Day By Day

Friday, July 13, 2007

The Corruption of the CIA

One of the little-reported stories of the Bush administration has been its determined attempts to reform the nation's intelligence services, especially the CIA. Unfortunately the corrupt, complacent and incompetent agency does know how to do one thing extremely well -- defend its turf. The agency, led by a group of self-styled VIPs ["veteran intelligence professionals"] has hit back hard against the reformers, manufacturing and leaking information calculated to embarrass and undermine the current administration.

Critics of the Bush administration, many of whom have been highly critical of the CIA in the past, have seized eagerly on this material and used it to support their contention that Bush and his top advisers are "incompetent." That is to be expected in a partisan political culture.
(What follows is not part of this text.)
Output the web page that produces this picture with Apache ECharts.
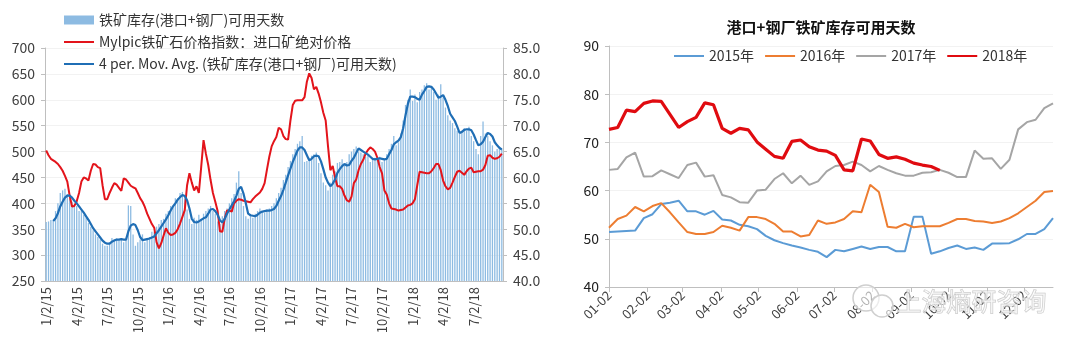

But an unbiased observer would do well to discount information originating within the intelligence community -- it is seldom fully accurate, and always calculated to produce a political effect.

Now comes confirmation of the abject incompetence and deep corruption of the CIA in the form of Tim Weiner's Legacy of Ashes. Weiner is a Pulitzer Prize winning writer for the New York Times, and no friend of the current administration. He is, however, an expert on intelligence activities and has produced a damning indictment.

The C.I.A.’s loudest champions have traditionally insisted that its successes were classified and its failures heralded, and that anyone with full access to the secret record would venerate its role in United States national security since its founding under President Harry S. Truman. With Iraq as the end point, Mr. Weiner’s thesis is instead that from the 1940s on, intelligence gaffes, sloppy covert action and bootlicking in the Oval Office have kept the agency from making the kind of grandiose contributions often claimed for it and, at crucial times, have done this country damage.

Anyone tempted to write this book off as an anti-C.I.A. screed had better look at Mr. Weiner’s sources. The author has impressively studied the archival record, teased out newly declassified primary documents and done numerous interviews to glean as much as can be publicly known about the agency’s history. Some of the most damning criticism of the C.I.A.’s past performance in this book comes not from gadflies or ideologues but from ex-officials and long-secret authorized accounts by C.I.A. historians.

Read the whole thing here.

Whenever I have criticized the CIA's record in conversations with liberals and government bureaucrats, I have heard time and again the statement that we just don't hear about their successes. Well now we do know. There are damn few of them. Information leaking out of the intelligence community has long been, and remains to this day, of limited value. Take its criticisms of current policy and its apocalyptic predictions with a grain..., no make that a shaker, of salt.